Jesus, as portrayed through the literature of Mark, wants people to discover who he is and to find the meaning of his presence and the nearness of the God’s kingdom for themselves. Mark leaves it up to us to decide for ourselves about the end of the story...to become ourselves a part of the story of the resurrection...and through us the world will experience the appearance of the resurrected Christ in our world.
When I heard that Garrison Keillor monologue, I had to decide on the ending for myself. That is kind of the way Easter is, except that Easter is not just a story about Jesus and some followers who lived 2000 years ago. It is a story that speaks to us personally. The young man told the women at the tomb, “Tell his disciples…that he is going ahead of you to Galilee.” Who are his disciples? That would be us. You and me. Jesus is going in two places: "ahead of you" and "to Galilee". Jesus is waiting to meet us in the future. And where was Galilee? For Jesus, Galilee was home. Going to Galilee meant going back home. Back to the ordinary. Back to the everyday. Back to real life...into the hardship and hope of life. As we go into the suffering and care of others we incarnate for them the life of the Resurrected Christ. For us, we are called to where we live but also called to find him in the future ahead. As the young man at the tomb said: "he is going ahead of you to Galilee.”

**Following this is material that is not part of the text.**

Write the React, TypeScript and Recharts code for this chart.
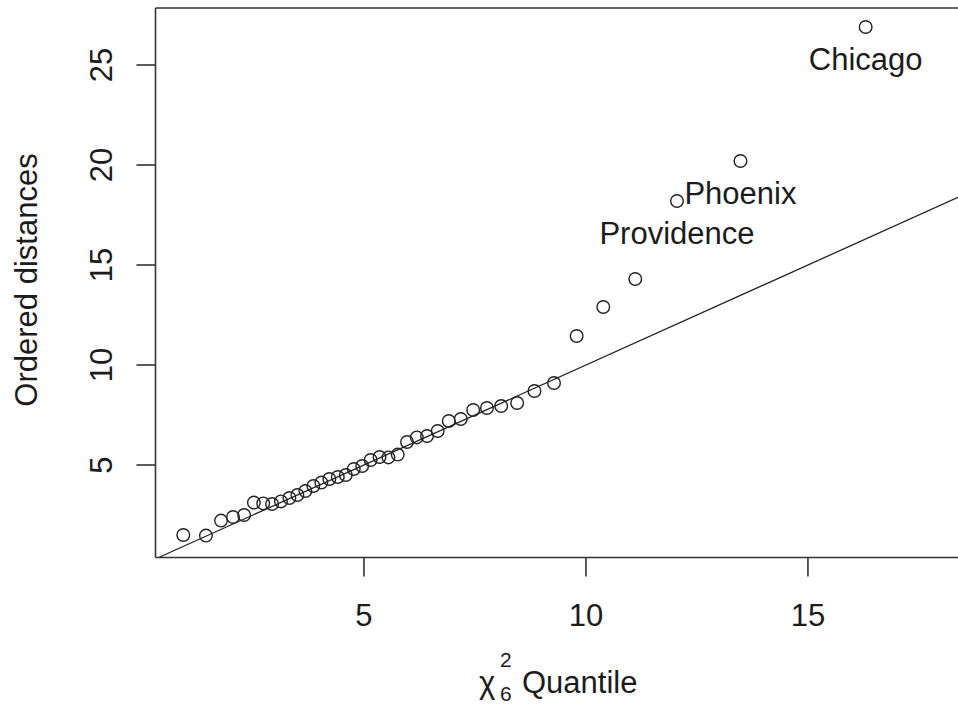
import { ScatterChart, Scatter, XAxis, YAxis, ReferenceLine } from "recharts";

// chi-square (6 df) quantiles vs ordered generalised distances, 41 cities
const QUANTILES = [
  0.93, 1.44, 1.78, 2.05, 2.3, 2.52, 2.73, 2.93, 3.13, 3.32, 3.5, 3.68, 3.86, 4.04,
  4.22, 4.41, 4.59, 4.77, 4.96, 5.15, 5.35, 5.55, 5.76, 5.97, 6.19, 6.42, 6.66, 6.91,
  7.18, 7.46, 7.77, 8.09, 8.45, 8.84, 9.28, 9.79, 10.39, 11.11, 12.05, 13.48, 16.3,
];
const DISTANCES = [
  1.5, 1.47, 2.22, 2.4, 2.5, 3.12, 3.08, 3.05, 3.18, 3.35, 3.5, 3.7, 3.95, 4.12,
  4.3, 4.4, 4.5, 4.8, 4.95, 5.25, 5.4, 5.38, 5.52, 6.15, 6.38, 6.45, 6.7, 7.2,
  7.3, 7.75, 7.85, 7.95, 8.1, 8.7, 9.1, 11.45, 12.9, 14.3, 18.2, 20.2, 26.9,
];
// labels for the three largest distances (drawn under the point)
const OUTLIER_LABELS = ["Providence", "Phoenix", "Chicago"];

const X_TICKS = [5, 10, 15];
const Y_TICKS = [5, 10, 15, 20, 25];
const X_DOMAIN = [0.304, 18.38];
const Y_DOMAIN = [0.375, 27.85];
const ABLINE = { intercept: 0, slope: 1 };

const FONT = "'Liberation Sans', Arial, sans-serif";
const INK = "#1c1c1c";

const data = QUANTILES.map((x, i) => {
  const k = i - (QUANTILES.length - OUTLIER_LABELS.length);
  return { x, y: DISTANCES[i], label: k >= 0 ? OUTLIER_LABELS[k] : null };
});

const x0 = Math.max(X_DOMAIN[0], (Y_DOMAIN[0] - ABLINE.intercept) / ABLINE.slope);
const x1 = X_DOMAIN[1];
const lineSeg = [
  { x: x0, y: ABLINE.intercept + ABLINE.slope * x0 },
  { x: x1, y: ABLINE.intercept + ABLINE.slope * x1 },
];

function OpenCircle(props: any) {
  const { cx, cy, payload } = props;
  return (
    <g>
      <circle cx={cx} cy={cy} r={6.3} fill="none" stroke="#222" strokeWidth={1.4} />
      {payload.label && (
        <text x={cx} y={cy + 43} textAnchor="middle" fontFamily={FONT} fontSize={31} fill={INK}>
          {payload.label}
        </text>
      )}
    </g>
  );
}

function YTick(props: any) {
  const { y, payload } = props;
  return (
    <text
      transform={`translate(112, ${y}) rotate(-90)`}
      textAnchor="middle"
      fontFamily={FONT}
      fontSize={31}
      fill={INK}
    >
      {payload.value}
    </text>
  );
}

function XLabel() {
  return (
    <g fontFamily={FONT} fill={INK}>
      <text x={479} y={693} fontSize={31}>χ</text>
      <text x={500} y={667} fontSize={21}>2</text>
      <text x={500} y={701} fontSize={21}>6</text>
      <text x={522} y={693} fontSize={31}>Quantile</text>
    </g>
  );
}

function YLabel() {
  return (
    <text
      transform="translate(37, 280) rotate(-90)"
      textAnchor="middle"
      fontFamily={FONT}
      fontSize={31}
      fill={INK}
    >
      Ordered distances
    </text>
  );
}

export default function App() {
  return (
    <div style={{ position: "absolute", left: 0, top: 0, width: 958, height: 706, overflow: "hidden", background: "#fff" }}>
      <ScatterChart width={958} height={706} margin={{ top: 8, right: 0, bottom: 0, left: 0 }}>
        <XAxis
          type="number"
          dataKey="x"
          domain={X_DOMAIN}
          allowDataOverflow
          ticks={X_TICKS}
          height={148.5}
          tickSize={19}
          tickMargin={27}
          stroke="#333"
          strokeWidth={1.6}
          tick={{ fontFamily: FONT, fontSize: 31, fill: INK }}
          label={{ content: <XLabel /> }}
        />
        <YAxis
          type="number"
          dataKey="y"
          domain={Y_DOMAIN}
          allowDataOverflow
          ticks={Y_TICKS}
          width={155.5}
          tickSize={19}
          stroke="#333"
          strokeWidth={1.6}
          tick={<YTick />}
          label={{ content: <YLabel /> }}
        />
        <ReferenceLine y={Y_DOMAIN[1]} stroke="#333" strokeWidth={1.6} />
        <ReferenceLine segment={lineSeg} stroke="#222" strokeWidth={1.3} />
        <Scatter data={data} shape={<OpenCircle />} isAnimationActive={false} />
      </ScatterChart>
    </div>
  );
}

Without hearing his call to join in the story of redemption, in the living of the resurrected life, involved in the suffering and hope of the world, we will miss the power of the Easter message.

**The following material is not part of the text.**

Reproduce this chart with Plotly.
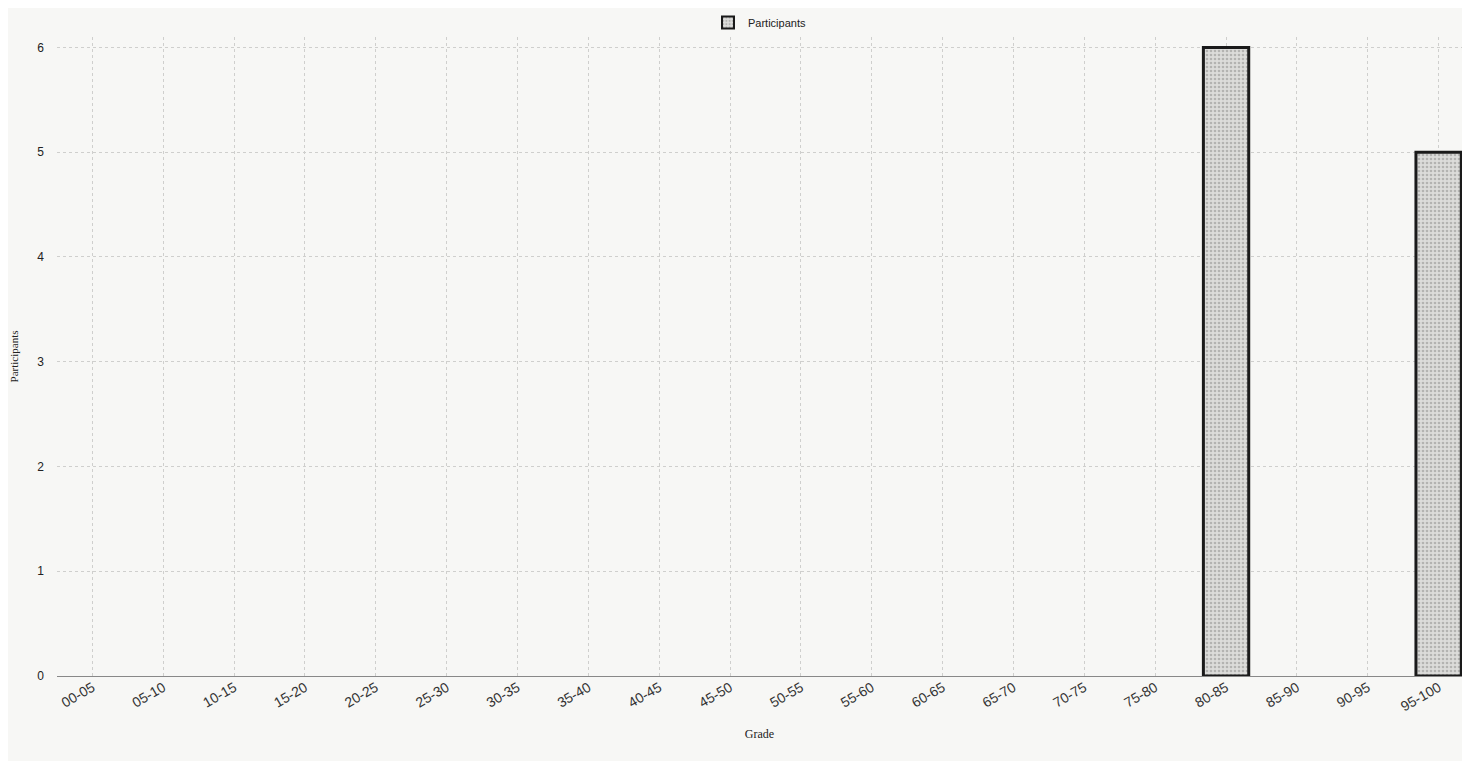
import plotly.graph_objects as go

# grade bands and number of participants in each
grades = ['00-05', '05-10', '10-15', '15-20', '20-25', '25-30', '30-35', '35-40',
          '40-45', '45-50', '50-55', '55-60', '60-65', '65-70', '70-75', '75-80',
          '80-85', '85-90', '90-95', '95-100']
participants = [0, 0, 0, 0, 0, 0, 0, 0, 0, 0, 0, 0, 0, 0, 0, 0, 6, 0, 0, 5]
y_ticks = [0, 1, 2, 3, 4, 5, 6]

# no outline on empty bars
outline = [3 if v > 0 else 0 for v in participants]
bar_pattern = dict(shape='.', fgcolor='#8a8a88', bgcolor='#dcdcda', size=4, solidity=0.35)

fig = go.Figure()
fig.add_trace(go.Bar(
    x=grades, y=participants, name='Participants',
    width=0.64, showlegend=False,
    marker=dict(color='#d6d6d4', line=dict(color='#1a1a1a', width=outline),
                pattern=bar_pattern),
))
# legend entry only
fig.add_trace(go.Bar(
    x=[None], y=[None], name='Participants', showlegend=True,
    marker=dict(color='#d6d6d4', line=dict(color='#1a1a1a', width=2),
                pattern=bar_pattern),
))

# page body adds 8px margin, so the figure is drawn 16px smaller
fig.update_layout(
    width=1454, height=753,
    paper_bgcolor='#f7f7f5', plot_bgcolor='#f7f7f5',
    margin=dict(l=47, r=0, t=12, b=85),
    font=dict(family='Liberation Sans, Arial', size=12, color='#222'),
    showlegend=True,
    legend=dict(orientation='h', x=0.5, xanchor='center', y=1.0, yanchor='bottom',
                font=dict(size=11), bgcolor='rgba(0,0,0,0)', itemwidth=30),
    barmode='overlay',
)
fig.update_xaxes(
    type='category', range=[-0.5, 19.33], tickangle=-30, tickfont=dict(size=14, color='#333'),
    showgrid=True, gridcolor='#cfcfcd', griddash='dot', gridwidth=1,
    showline=False, zeroline=False,
    title=dict(text='Grade', font=dict(size=12, family='Liberation Serif'), standoff=16),
)
fig.update_yaxes(
    range=[0, 6.1], tickvals=y_ticks, tickfont=dict(size=12, color='#222'),
    showgrid=True, gridcolor='#cfcfcd', griddash='dot', gridwidth=1,
    zeroline=True, zerolinecolor='#888', zerolinewidth=1,
    ticklabelstandoff=12,
    title=dict(text='Participants', font=dict(size=11, family='Liberation Serif'), standoff=22),
)

fig.write_html("out.html")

Perhaps this invitation means that you are called to become more deeply connected to the story and call of Jesus. Perhaps it means coming home again to him and to his family, the church, to learn what true discipleship means in this world and how Jesus wants us to be living examples of resurrection hope. Perhaps it means that we are to cast off our anxiety and fear of the future and look instead forward, live creatively into the future, expecting Christ to meet us.
The story of Easter continues as we experience the risen Christ in our everyday lives, without this connection to Christ the power of Easter is missing in our lives and in our faith.
The joy of Easter is that Christ lives and Christ brings us new life, even in the face of death. And the story of God’s new life continues in our lives, even today. With God’s help, we continue to write the story.
The Lord is risen! (And God's Children Said: "The Lord is risen indeed. Alleluia!") Amen.